- _Data excerpt_
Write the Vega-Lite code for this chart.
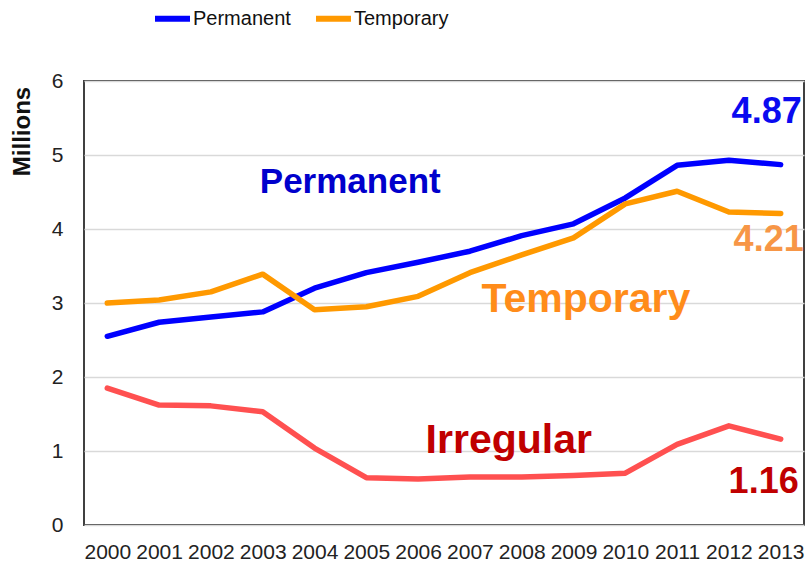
{
  "$schema": "https://vega.github.io/schema/vega-lite/v6.json",
  "width": 720,
  "height": 444,
  "autosize": "none",
  "padding": {"left": 84, "top": 81, "right": 2, "bottom": 39},
  "background": "white",
  "config": {
    "view": {"stroke": "#404040", "strokeWidth": 2},
    "font": "Liberation Sans"
  },
  "datasets": {
    "series": [
      {"year": 2000, "series": "Permanent", "value": 2.55},
      {"year": 2001, "series": "Permanent", "value": 2.74},
      {"year": 2002, "series": "Permanent", "value": 2.81},
      {"year": 2003, "series": "Permanent", "value": 2.88},
      {"year": 2004, "series": "Permanent", "value": 3.2},
      {"year": 2005, "series": "Permanent", "value": 3.41},
      {"year": 2006, "series": "Permanent", "value": 3.55},
      {"year": 2007, "series": "Permanent", "value": 3.7},
      {"year": 2008, "series": "Permanent", "value": 3.91},
      {"year": 2009, "series": "Permanent", "value": 4.07},
      {"year": 2010, "series": "Permanent", "value": 4.42},
      {"year": 2011, "series": "Permanent", "value": 4.86},
      {"year": 2012, "series": "Permanent", "value": 4.93},
      {"year": 2013, "series": "Permanent", "value": 4.87},
      {"year": 2000, "series": "Temporary", "value": 3.0},
      {"year": 2001, "series": "Temporary", "value": 3.04},
      {"year": 2002, "series": "Temporary", "value": 3.15},
      {"year": 2003, "series": "Temporary", "value": 3.39},
      {"year": 2004, "series": "Temporary", "value": 2.91},
      {"year": 2005, "series": "Temporary", "value": 2.95},
      {"year": 2006, "series": "Temporary", "value": 3.09},
      {"year": 2007, "series": "Temporary", "value": 3.41},
      {"year": 2008, "series": "Temporary", "value": 3.65},
      {"year": 2009, "series": "Temporary", "value": 3.88},
      {"year": 2010, "series": "Temporary", "value": 4.34},
      {"year": 2011, "series": "Temporary", "value": 4.51},
      {"year": 2012, "series": "Temporary", "value": 4.23},
      {"year": 2013, "series": "Temporary", "value": 4.21},
      {"year": 2000, "series": "Irregular", "value": 1.85},
      {"year": 2001, "series": "Irregular", "value": 1.62},
      {"year": 2002, "series": "Irregular", "value": 1.61},
      {"year": 2003, "series": "Irregular", "value": 1.53},
      {"year": 2004, "series": "Irregular", "value": 1.04},
      {"year": 2005, "series": "Irregular", "value": 0.64},
      {"year": 2006, "series": "Irregular", "value": 0.62},
      {"year": 2007, "series": "Irregular", "value": 0.65},
      {"year": 2008, "series": "Irregular", "value": 0.65},
      {"year": 2009, "series": "Irregular", "value": 0.67},
      {"year": 2010, "series": "Irregular", "value": 0.7},
      {"year": 2011, "series": "Irregular", "value": 1.09},
      {"year": 2012, "series": "Irregular", "value": 1.34},
      {"year": 2013, "series": "Irregular", "value": 1.16}
    ],
    "notes": [
      {"label": "Permanent", "year": 2004.69, "value": 4.49},
      {"label": "Temporary", "year": 2009.24, "value": 2.88},
      {"label": "Irregular", "year": 2007.75, "value": 0.97}
    ]
  },
  "layer": [
    {
      "data": {"name": "series"},
      "mark": {"type": "line", "strokeWidth": 5.5, "strokeCap": "round", "strokeJoin": "round"},
      "encoding": {
        "x": {
          "field": "year", "type": "quantitative",
          "scale": {"domain": [1999.55, 2013.45], "nice": false, "zero": false},
          "axis": {
            "values": [2000, 2001, 2002, 2003, 2004, 2005, 2006, 2007, 2008, 2009, 2010, 2011, 2012, 2013],
            "format": "d", "grid": false, "domain": false, "ticks": false,
            "labelFontSize": 21, "labelPadding": 16, "labelColor": "#222", "title": null
          }
        },
        "y": {
          "field": "value", "type": "quantitative",
          "scale": {"domain": [0, 6], "nice": false},
          "axis": {
            "values": [0, 1, 2, 3, 4, 5, 6], "format": "d",
            "grid": true, "gridColor": "#d9d9d9", "gridWidth": 1.5,
            "domain": false, "ticks": false,
            "labelFontSize": 21, "labelPadding": 21, "labelColor": "#222",
            "title": "Millions", "titleFontSize": 24, "titleFontWeight": "bold", "titleColor": "#111",
            "titleX": -62, "titleY": 50, "titleAngle": 270, "titleAlign": "center", "titleBaseline": "middle"
          }
        },
        "color": {
          "field": "series", "type": "nominal",
          "scale": {"domain": ["Permanent", "Temporary", "Irregular"], "range": ["#0000FF", "#FF9900", "#FF5050"]},
          "legend": {
            "values": ["Permanent", "Temporary"],
            "orient": "none", "legendX": 68, "legendY": -83,
            "direction": "horizontal", "title": null, "padding": 0,
            "symbolType": "stroke", "symbolSize": 1225, "symbolStrokeWidth": 6,
            "labelFontSize": 20, "labelOffset": 0, "columnPadding": 13, "labelColor": "#111"
          }
        }
      }
    },
    {
      "data": {"name": "notes"},
      "transform": [{"filter": "datum.label === 'Permanent'"}],
      "mark": {"type": "text", "fontSize": 35, "fontWeight": "bold", "color": "#0000CC", "align": "center", "baseline": "alphabetic"},
      "encoding": {
        "x": {"field": "year", "type": "quantitative"},
        "y": {"field": "value", "type": "quantitative"},
        "text": {"field": "label"}
      }
    },
    {
      "data": {"name": "notes"},
      "transform": [{"filter": "datum.label === 'Temporary'"}],
      "mark": {"type": "text", "fontSize": 41, "fontWeight": "bold", "color": "#FF8C1A", "align": "center", "baseline": "alphabetic"},
      "encoding": {
        "x": {"field": "year", "type": "quantitative"},
        "y": {"field": "value", "type": "quantitative"},
        "text": {"field": "label"}
      }
    },
    {
      "data": {"name": "notes"},
      "transform": [{"filter": "datum.label === 'Irregular'"}],
      "mark": {"type": "text", "fontSize": 41, "fontWeight": "bold", "color": "#C00000", "align": "center", "baseline": "alphabetic"},
      "encoding": {
        "x": {"field": "year", "type": "quantitative"},
        "y": {"field": "value", "type": "quantitative"},
        "text": {"field": "label"}
      }
    },
    {
      "data": {"name": "series"},
      "transform": [{"filter": "datum.year === 2013 && datum.series === 'Permanent'"}],
      "mark": {"type": "text", "fontSize": 36, "fontWeight": "bold", "color": "#0A0AF0", "align": "right", "baseline": "alphabetic", "dx": 21, "dy": -42},
      "encoding": {
        "x": {"field": "year", "type": "quantitative"},
        "y": {"field": "value", "type": "quantitative"},
        "text": {"field": "value", "format": ".2f"}
      }
    },
    {
      "data": {"name": "series"},
      "transform": [{"filter": "datum.year === 2013 && datum.series === 'Temporary'"}],
      "mark": {"type": "text", "fontSize": 36, "fontWeight": "bold", "color": "#F79646", "align": "right", "baseline": "alphabetic", "dx": 23, "dy": 38},
      "encoding": {
        "x": {"field": "year", "type": "quantitative"},
        "y": {"field": "value", "type": "quantitative"},
        "text": {"field": "value", "format": ".2f"}
      }
    },
    {
      "data": {"name": "series"},
      "transform": [{"filter": "datum.year === 2013 && datum.series === 'Irregular'"}],
      "mark": {"type": "text", "fontSize": 36, "fontWeight": "bold", "color": "#C00000", "align": "right", "baseline": "alphabetic", "dx": 18, "dy": 54},
      "encoding": {
        "x": {"field": "year", "type": "quantitative"},
        "y": {"field": "value", "type": "quantitative"},
        "text": {"field": "value", "format": ".2f"}
      }
    }
  ]
}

- _What is being asked_
Copy out all of the data word for word. Do not carry over any picture.

- _Problem solution_
Write the Vega-Lite code for this chart.
{
  "$schema": "https://vega.github.io/schema/vega-lite/v6.json",
  "width": 720,
  "height": 444,
  "autosize": "none",
  "padding": {"left": 84, "top": 81, "right": 2, "bottom": 39},
  "background": "white",
  "config": {
    "view": {"stroke": "#404040", "strokeWidth": 2},
    "font": "Liberation Sans"
  },
  "datasets": {
    "series": [
      {"year": 2000, "series": "Permanent", "value": 2.55},
      {"year": 2001, "series": "Permanent", "value": 2.74},
      {"year": 2002, "series": "Permanent", "value": 2.81},
      {"year": 2003, "series": "Permanent", "value": 2.88},
      {"year": 2004, "series": "Permanent", "value": 3.2},
      {"year": 2005, "series": "Permanent", "value": 3.41},
      {"year": 2006, "series": "Permanent", "value": 3.55},
      {"year": 2007, "series": "Permanent", "value": 3.7},
      {"year": 2008, "series": "Permanent", "value": 3.91},
      {"year": 2009, "series": "Permanent", "value": 4.07},
      {"year": 2010, "series": "Permanent", "value": 4.42},
      {"year": 2011, "series": "Permanent", "value": 4.86},
      {"year": 2012, "series": "Permanent", "value": 4.93},
      {"year": 2013, "series": "Permanent", "value": 4.87},
      {"year": 2000, "series": "Temporary", "value": 3.0},
      {"year": 2001, "series": "Temporary", "value": 3.04},
      {"year": 2002, "series": "Temporary", "value": 3.15},
      {"year": 2003, "series": "Temporary", "value": 3.39},
      {"year": 2004, "series": "Temporary", "value": 2.91},
      {"year": 2005, "series": "Temporary", "value": 2.95},
      {"year": 2006, "series": "Temporary", "value": 3.09},
      {"year": 2007, "series": "Temporary", "value": 3.41},
      {"year": 2008, "series": "Temporary", "value": 3.65},
      {"year": 2009, "series": "Temporary", "value": 3.88},
      {"year": 2010, "series": "Temporary", "value": 4.34},
      {"year": 2011, "series": "Temporary", "value": 4.51},
      {"year": 2012, "series": "Temporary", "value": 4.23},
      {"year": 2013, "series": "Temporary", "value": 4.21},
      {"year": 2000, "series": "Irregular", "value": 1.85},
      {"year": 2001, "series": "Irregular", "value": 1.62},
      {"year": 2002, "series": "Irregular", "value": 1.61},
      {"year": 2003, "series": "Irregular", "value": 1.53},
      {"year": 2004, "series": "Irregular", "value": 1.04},
      {"year": 2005, "series": "Irregular", "value": 0.64},
      {"year": 2006, "series": "Irregular", "value": 0.62},
      {"year": 2007, "series": "Irregular", "value": 0.65},
      {"year": 2008, "series": "Irregular", "value": 0.65},
      {"year": 2009, "series": "Irregular", "value": 0.67},
      {"year": 2010, "series": "Irregular", "value": 0.7},
      {"year": 2011, "series": "Irregular", "value": 1.09},
      {"year": 2012, "series": "Irregular", "value": 1.34},
      {"year": 2013, "series": "Irregular", "value": 1.16}
    ],
    "notes": [
      {"label": "Permanent", "year": 2004.69, "value": 4.49},
      {"label": "Temporary", "year": 2009.24, "value": 2.88},
      {"label": "Irregular", "year": 2007.75, "value": 0.97}
    ]
  },
  "layer": [
    {
      "data": {"name": "series"},
      "mark": {"type": "line", "strokeWidth": 5.5, "strokeCap": "round", "strokeJoin": "round"},
      "encoding": {
        "x": {
          "field": "year", "type": "quantitative",
          "scale": {"domain": [1999.55, 2013.45], "nice": false, "zero": false},
          "axis": {
            "values": [2000, 2001, 2002, 2003, 2004, 2005, 2006, 2007, 2008, 2009, 2010, 2011, 2012, 2013],
            "format": "d", "grid": false, "domain": false, "ticks": false,
            "labelFontSize": 21, "labelPadding": 16, "labelColor": "#222", "title": null
          }
        },
        "y": {
          "field": "value", "type": "quantitative",
          "scale": {"domain": [0, 6], "nice": false},
          "axis": {
            "values": [0, 1, 2, 3, 4, 5, 6], "format": "d",
            "grid": true, "gridColor": "#d9d9d9", "gridWidth": 1.5,
            "domain": false, "ticks": false,
            "labelFontSize": 21, "labelPadding": 21, "labelColor": "#222",
            "title": "Millions", "titleFontSize": 24, "titleFontWeight": "bold", "titleColor": "#111",
            "titleX": -62, "titleY": 50, "titleAngle": 270, "titleAlign": "center", "titleBaseline": "middle"
          }
        },
        "color": {
          "field": "series", "type": "nominal",
          "scale": {"domain": ["Permanent", "Temporary", "Irregular"], "range": ["#0000FF", "#FF9900", "#FF5050"]},
          "legend": {
            "values": ["Permanent", "Temporary"],
            "orient": "none", "legendX": 68, "legendY": -83,
            "direction": "horizontal", "title": null, "padding": 0,
            "symbolType": "stroke", "symbolSize": 1225, "symbolStrokeWidth": 6,
            "labelFontSize": 20, "labelOffset": 0, "columnPadding": 13, "labelColor": "#111"
          }
        }
      }
    },
    {
      "data": {"name": "notes"},
      "transform": [{"filter": "datum.label === 'Permanent'"}],
      "mark": {"type": "text", "fontSize": 35, "fontWeight": "bold", "color": "#0000CC", "align": "center", "baseline": "alphabetic"},
      "encoding": {
        "x": {"field": "year", "type": "quantitative"},
        "y": {"field": "value", "type": "quantitative"},
        "text": {"field": "label"}
      }
    },
    {
      "data": {"name": "notes"},
      "transform": [{"filter": "datum.label === 'Temporary'"}],
      "mark": {"type": "text", "fontSize": 41, "fontWeight": "bold", "color": "#FF8C1A", "align": "center", "baseline": "alphabetic"},
      "encoding": {
        "x": {"field": "year", "type": "quantitative"},
        "y": {"field": "value", "type": "quantitative"},
        "text": {"field": "label"}
      }
    },
    {
      "data": {"name": "notes"},
      "transform": [{"filter": "datum.label === 'Irregular'"}],
      "mark": {"type": "text", "fontSize": 41, "fontWeight": "bold", "color": "#C00000", "align": "center", "baseline": "alphabetic"},
      "encoding": {
        "x": {"field": "year", "type": "quantitative"},
        "y": {"field": "value", "type": "quantitative"},
        "text": {"field": "label"}
      }
    },
    {
      "data": {"name": "series"},
      "transform": [{"filter": "datum.year === 2013 && datum.series === 'Permanent'"}],
      "mark": {"type": "text", "fontSize": 36, "fontWeight": "bold", "color": "#0A0AF0", "align": "right", "baseline": "alphabetic", "dx": 21, "dy": -42},
      "encoding": {
        "x": {"field": "year", "type": "quantitative"},
        "y": {"field": "value", "type": "quantitative"},
        "text": {"field": "value", "format": ".2f"}
      }
    },
    {
      "data": {"name": "series"},
      "transform": [{"filter": "datum.year === 2013 && datum.series === 'Temporary'"}],
      "mark": {"type": "text", "fontSize": 36, "fontWeight": "bold", "color": "#F79646", "align": "right", "baseline": "alphabetic", "dx": 23, "dy": 38},
      "encoding": {
        "x": {"field": "year", "type": "quantitative"},
        "y": {"field": "value", "type": "quantitative"},
        "text": {"field": "value", "format": ".2f"}
      }
    },
    {
      "data": {"name": "series"},
      "transform": [{"filter": "datum.year === 2013 && datum.series === 'Irregular'"}],
      "mark": {"type": "text", "fontSize": 36, "fontWeight": "bold", "color": "#C00000", "align": "right", "baseline": "alphabetic", "dx": 18, "dy": 54},
      "encoding": {
        "x": {"field": "year", "type": "quantitative"},
        "y": {"field": "value", "type": "quantitative"},
        "text": {"field": "value", "format": ".2f"}
      }
    }
  ]
}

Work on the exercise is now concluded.